Where it’s must-have in GenAI/agents
- Infra + platform metrics at scale: ECS/EKS/EC2, GPU/CPU/mem, queue depth, autoscaling behavior.
- Best when you want PromQL + alert rules + standard OSS exporters.
Senior knobs
- Scrape interval: 60s is common; 15s increases cost fast.
- Label/cardinality hygiene: this is the #1 cost and performance risk.
- Recording rules: precompute expensive queries; reduce query load.
- Query limits (QSP-style): prevent a single dashboard from nuking costs.
Pricing mental model
-
Your bill is roughly:
- Ingestion: priced per samples ingested (10M samples is the unit).
- Storage: priced per GB-month.
- Queries: priced by samples processed (PromQL cost).
-
Rule of thumb: high-frequency scrapes + high cardinality = surprise bill.
Terraform template (AMP workspace + basic IAM policy for query/write)
resource "aws_prometheus_workspace" "amp" {
alias = var.name
tags = var.tags
}
# Minimal policy (attach to IRSA role / ECS task role used by collector and/or query clients)

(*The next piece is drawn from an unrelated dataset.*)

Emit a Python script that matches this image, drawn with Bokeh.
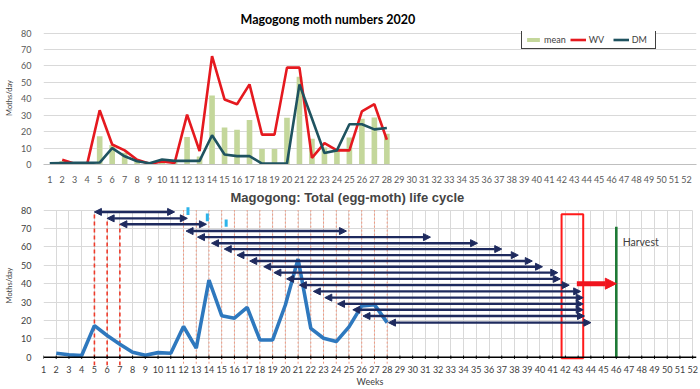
import math
from bokeh.plotting import figure
from bokeh.layouts import column
from bokeh.models import ColumnDataSource, Arrow, NormalHead, Span, FixedTicker, Range1d
from bokeh.core.properties import value
from bokeh.embed import file_html
from bokeh.resources import INLINE

nan = float("nan")

# ---------------- data ----------------
weeks = list(range(1, 29))
mean = [nan, 2.2, 1.3, 0.9, 17.2, 11.8, 7.1, 2.7, 1.1, 2.5, 2.2, 16.7, 4.9, 42.0,
        22.6, 21.2, 27.1, 9.4, 9.4, 28.4, 53.4, 15.7, 10.3, 8.5, 16.5, 27.9, 28.6, 18.8]
wv = [nan, 2.9, 0.4, 0.4, 33.0, 12.2, 8.6, 2.9, 0.4, 1.8, 1.0, 30.4, 8.2, 66.0,
      39.6, 36.7, 48.8, 18.2, 18.2, 59.0, 59.0, 4.0, 13.0, 8.6, 8.6, 32.4, 36.7, 15.1]
dm = [0.8, 0.9, 1.0, 1.0, 1.2, 10.0, 5.0, 2.0, 0.8, 3.0, 2.2, 2.2, 2.2, 17.8,
      6.1, 5.1, 5.1, 0.6, 0.6, 0.6, 48.8, 28.0, 7.0, 8.6, 24.5, 24.5, 21.4, 22.2]

all_weeks = list(range(1, 53))
y_ticks = list(range(0, 81, 10))

# life-cycle arrows (egg -> moth)
arrow_start = [5, 6, 7, 12.2, 13.1, 14.2, 15.2, 16.2, 17.2, 18.3, 19.1, 20.1,
               21.1, 22.2, 23.1, 24.1, 25.3, 26.1, 28.1]
arrow_end = [11.3, 12.3, 13.8, 24.8, 31.4, 35.1, 37.0, 38.3, 39.4, 40.2, 41.4,
             41.6, 42.3, 43.2, 43.4, 43.4, 43.4, 43.5, 44.0]
arrow_y = [79.0, 75.5, 72.3, 68.6, 65.3, 62.0, 58.8, 55.5, 52.3, 49.2, 46.0,
           42.6, 39.2, 35.8, 32.4, 29.0, 25.8, 22.4, 18.8]

first_weeks = [5, 6, 7]
first_tops = [79.0, 75.5, 72.3]
later_weeks = list(range(12, 29))

marker_x = [12.35, 13.87, 15.35]
marker_lo = [77.3, 74.0, 70.9]
marker_hi = [81.6, 78.2, 74.9]

window_left = [41.7]
window_right = [43.4]
window_bottom = [-0.5]
window_top = [77.7]

harvest_week = [46]
harvest_top = [71]
shift_from = 42.9
shift_level = 40

FONT = "Lato"
GRID = "#D9D9D9"

# ---------------- top chart ----------------
p1 = figure(width=700, height=186, x_range=Range1d(0.5, 52.8), y_range=Range1d(0, 81),
            output_backend="svg", toolbar_location=None,
            min_border_left=43, min_border_right=3, min_border_top=31, min_border_bottom=22,
            title="Magogong moth numbers 2020")
p1.title.align = "left"
p1.title.offset = 197
p1.title.standoff = 10
p1.title.text_font = "Lato"
p1.title.text_font_size = "12.5px"
p1.title.text_font_style = "bold"
p1.title.text_color = "#000000"
p1.outline_line_color = None
p1.xgrid.visible = False
p1.ygrid.ticker = FixedTicker(ticks=y_ticks)
p1.ygrid.grid_line_color = GRID
p1.yaxis.ticker = FixedTicker(ticks=y_ticks)
p1.xaxis.ticker = FixedTicker(ticks=all_weeks)
for ax in (p1.xaxis[0], p1.yaxis[0]):
    ax.major_tick_line_color = None
    ax.minor_tick_line_color = None
    ax.major_label_text_font = FONT
    ax.major_label_text_font_size = "9px"
    ax.major_label_text_color = "#595959"
p1.xaxis.axis_line_color = "#BFBFBF"
p1.yaxis.axis_line_color = None
p1.xaxis.major_label_standoff = 5
p1.yaxis.major_label_standoff = 6
p1.yaxis.axis_label = "Moths/day"
p1.yaxis.axis_label_text_font = FONT
p1.yaxis.axis_label_text_font_size = "7.5px"
p1.yaxis.axis_label_text_font_style = "normal"
p1.yaxis.axis_label_text_color = "#404040"
p1.yaxis.axis_label_standoff = 4

src1 = ColumnDataSource(dict(week=weeks, mean=mean, wv=wv, dm=dm))
p1.vbar(x="week", top="mean", width=0.45, source=src1, fill_color="#C4D79B",
        line_color=None, legend_label="mean")
p1.line("week", "wv", source=src1, line_color="#E5191F", line_width=2.6, legend_label="WV")
p1.line("week", "dm", source=src1, line_color="#1F5360", line_width=2.6, legend_label="DM")

lg = p1.legend[0]
lg.orientation = "horizontal"
lg.location = (478, 115)
lg.label_text_font = FONT
lg.label_text_font_size = "9px"
lg.label_text_color = "#404040"
lg.glyph_height = 5
lg.glyph_width = 16
lg.label_height = 10
lg.label_standoff = 3
lg.spacing = 4
lg.padding = 3
lg.margin = 0
lg.border_line_color = "#404040"
lg.border_line_alpha = 1
lg.border_line_width = 1.2
lg.background_fill_alpha = 1

# ---------------- bottom chart ----------------
p2 = figure(width=700, height=203, x_range=Range1d(1, 52.3), y_range=Range1d(-4.5, 82.5),
            output_backend="svg", toolbar_location=None,
            min_border_left=42, min_border_right=4, min_border_top=19, min_border_bottom=24,
            title="Magogong: Total (egg-moth) life cycle")
p2.title.align = "left"
p2.title.offset = 187
p2.title.standoff = 1
p2.title.text_font = "Liberation Sans"
p2.title.text_font_size = "13px"
p2.title.text_font_style = "bold"
p2.outline_line_color = None
p2.xaxis.ticker = FixedTicker(ticks=all_weeks)
p2.yaxis.ticker = FixedTicker(ticks=y_ticks)
p2.xgrid.ticker = FixedTicker(ticks=all_weeks)
p2.ygrid.ticker = FixedTicker(ticks=y_ticks)
p2.xgrid.grid_line_color = GRID
p2.ygrid.grid_line_color = GRID
p2.xgrid.cross_bounds = (0, 80)
p2.ygrid.cross_bounds = (1, 52)
for ax in (p2.xaxis[0], p2.yaxis[0]):
    ax.major_tick_line_color = None
    ax.minor_tick_line_color = None
    ax.axis_line_color = None
    ax.major_label_text_font = FONT
    ax.major_label_text_font_size = "9px"
    ax.major_label_text_color = "#404040"
p2.xaxis.major_tick_out = 0
p2.xaxis.major_tick_in = 0
p2.xaxis.minor_tick_out = 0
p2.xaxis.major_label_standoff = 0
p2.yaxis.major_label_standoff = 6
p2.xaxis.axis_label = "Weeks"
p2.xaxis.axis_label_text_font = FONT
p2.xaxis.axis_label_text_font_size = "9px"
p2.xaxis.axis_label_text_font_style = "normal"
p2.xaxis.axis_label_text_color = "#404040"
p2.xaxis.axis_label_standoff = 0
p2.yaxis.axis_label = "Moths/day"
p2.yaxis.axis_label_text_font = FONT
p2.yaxis.axis_label_text_font_size = "7.5px"
p2.yaxis.axis_label_text_font_style = "normal"
p2.yaxis.axis_label_text_color = "#404040"
p2.yaxis.axis_label_standoff = 4

# vertical guide lines
p2.segment(x0=first_weeks, y0=[-4.5] * 3, x1=first_weeks, y1=first_tops,
           line_color="#EE3B2A", line_width=1.6, line_dash="4 3")
p2.segment(x0=later_weeks, y0=[-3.5] * len(later_weeks), x1=later_weeks,
           y1=[80] * len(later_weeks), line_color="#F2987F", line_width=1, line_dash="2 2")

# x-axis line at zero with ticks
p2.add_layout(Span(location=0, dimension="width", line_color="#000000", line_width=1.5))
p2.segment(x0=all_weeks, y0=[-0.9] * 52, x1=all_weeks, y1=[0.9] * 52,
           line_color="#000000", line_width=1)

# mean line
src2 = ColumnDataSource(dict(week=weeks, mean=mean))
p2.line("week", "mean", source=src2, line_color="#2E78BE", line_width=3.6)

# cyan markers
p2.segment(x0=marker_x, y0=marker_lo, x1=marker_x, y1=marker_hi,
           line_color="#2DB4EA", line_width=3)

# life cycle arrows
NAVY = "#1E2A5E"
asrc = ColumnDataSource(dict(x0=arrow_start, x1=arrow_end, y=arrow_y))
p2.add_layout(Arrow(x_start="x0", y_start="y", x_end="x1", y_end="y", source=asrc,
                    line_color=NAVY, line_width=2.4,
                    start=NormalHead(size=7, fill_color=NAVY, line_color=NAVY, line_width=1),
                    end=NormalHead(size=7, fill_color=NAVY, line_color=NAVY, line_width=1)))

# harvest window box
p2.quad(left=window_left, right=window_right, bottom=window_bottom, top=window_top,
        fill_color=None, line_color="#FF1A1A", line_width=2)

# harvest line
p2.segment(x0=harvest_week, y0=[0], x1=harvest_week, y1=harvest_top,
           line_color="#1E7A36", line_width=2.6)
p2.text(x=[harvest_week[0] + 0.5], y=[62.5], text=["Harvest"], text_font=value(FONT),
        text_font_size="10.5px", text_color="#404040", text_baseline="middle",
        text_align="left")

# shift arrow
p2.add_layout(Arrow(x_start=shift_from, y_start=shift_level, x_end=harvest_week[0],
                    y_end=shift_level, line_color="#F0141E", line_width=5,
                    end=NormalHead(size=11, fill_color="#F0141E", line_color="#F0141E")))

layout = column(p1, p2)
open("out.html", "w").write(file_html(layout, INLINE))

resource "aws_iam_policy" "amp_access" {
name = "${var.name}-amp-access"
policy = jsonencode({
Version = "2012-10-17",
Statement = [
{ Effect="Allow", Action=["aps:RemoteWrite"], Resource=aws_prometheus_workspace.amp.arn },
{ Effect="Allow", Action=["aps:QueryMetrics","aps:GetSeries","aps:GetLabels","aps:GetMetricMetadata"], Resource=aws_prometheus_workspace.amp.arn }
]
})
}
variable "name" { type = string }
variable "tags" { type = map(string) default = {} }